Bellucci LG, Frignani M, Cochran JK, Albertazzi S, Zaggia L, Cecconi G, Hopkins H

Istituto di Scienze Marine – Sede di Bologna – Geologia Marina, Consiglio Nazionale delle Ricerche,Via P. Gobetti 101, 40129 Bologna, Italy.

Five salt marsh sediment cores from different parts of the Venice Lagoon were studied to determine their depositional history and its relationship with the environmental changes occurred during the past approximately 100 years. X-radiographs of the cores show no disturbance related to particle mixing. Accretion rates were calculated using a constant flux model applied to excess (210)Pb distributions in the cores. The record of (137)Cs fluxes to the sites, determined from (137)Cs profiles and the (210)Pb chronologies, shows inputs from the global fallout of (137)Cs in the late 1950s to early 1960s and the Chernobyl accident in 1986. Average accretion rates in the cores are comparable to the long-term average rate of mean sea level rise in the Venice Lagoon ( approximately 0.25cmy(-1)) except for a core collected in a marsh presumably affected by inputs from the Dese River.
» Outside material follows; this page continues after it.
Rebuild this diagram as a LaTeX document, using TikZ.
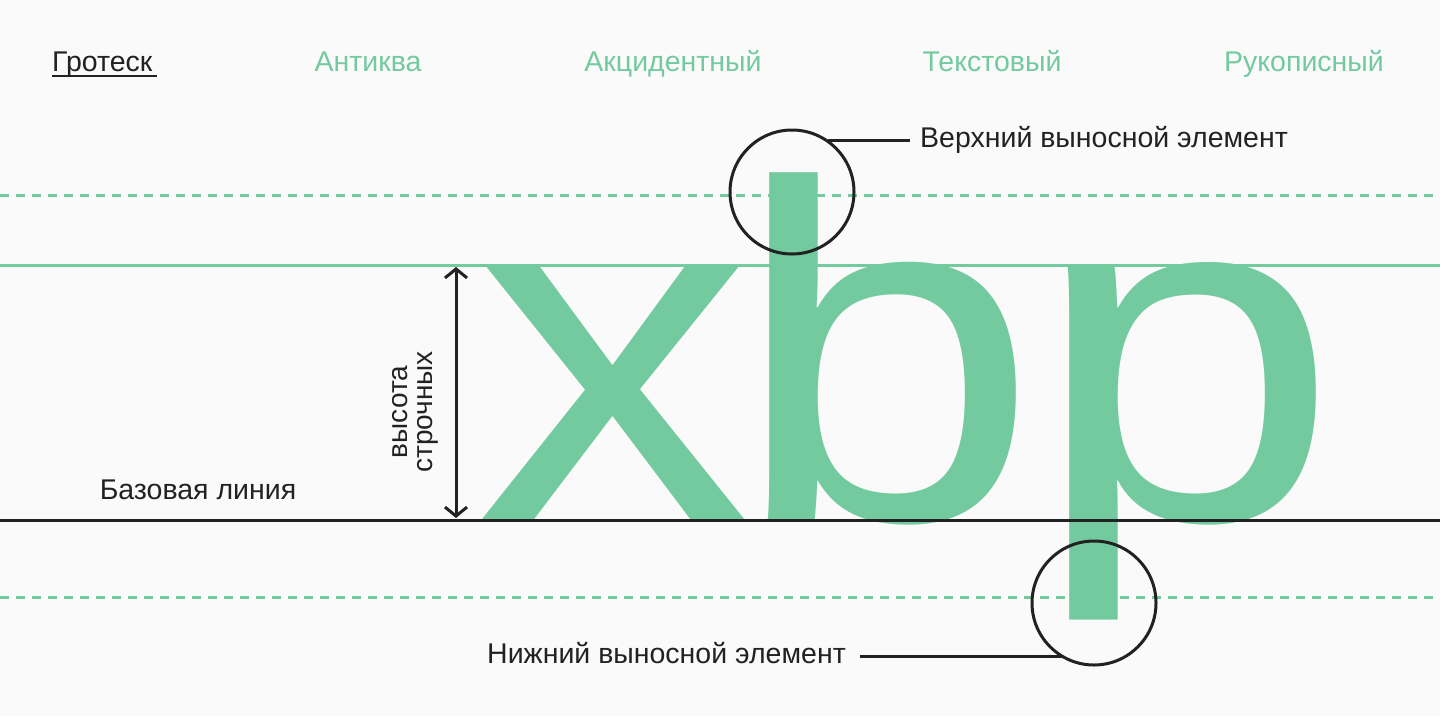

Short-term variations in accretion rate are correlated with the cumulative frequency of flooding, as determined by records of Acqua Alta, in four of the five cores, suggesting that variations in the phenomena causing flooding (such as wind patterns, storm frequency and NAO) are short-term driving forces for variations in marsh accretion rate.

Published 3 May 2007 in J Environ Radioact.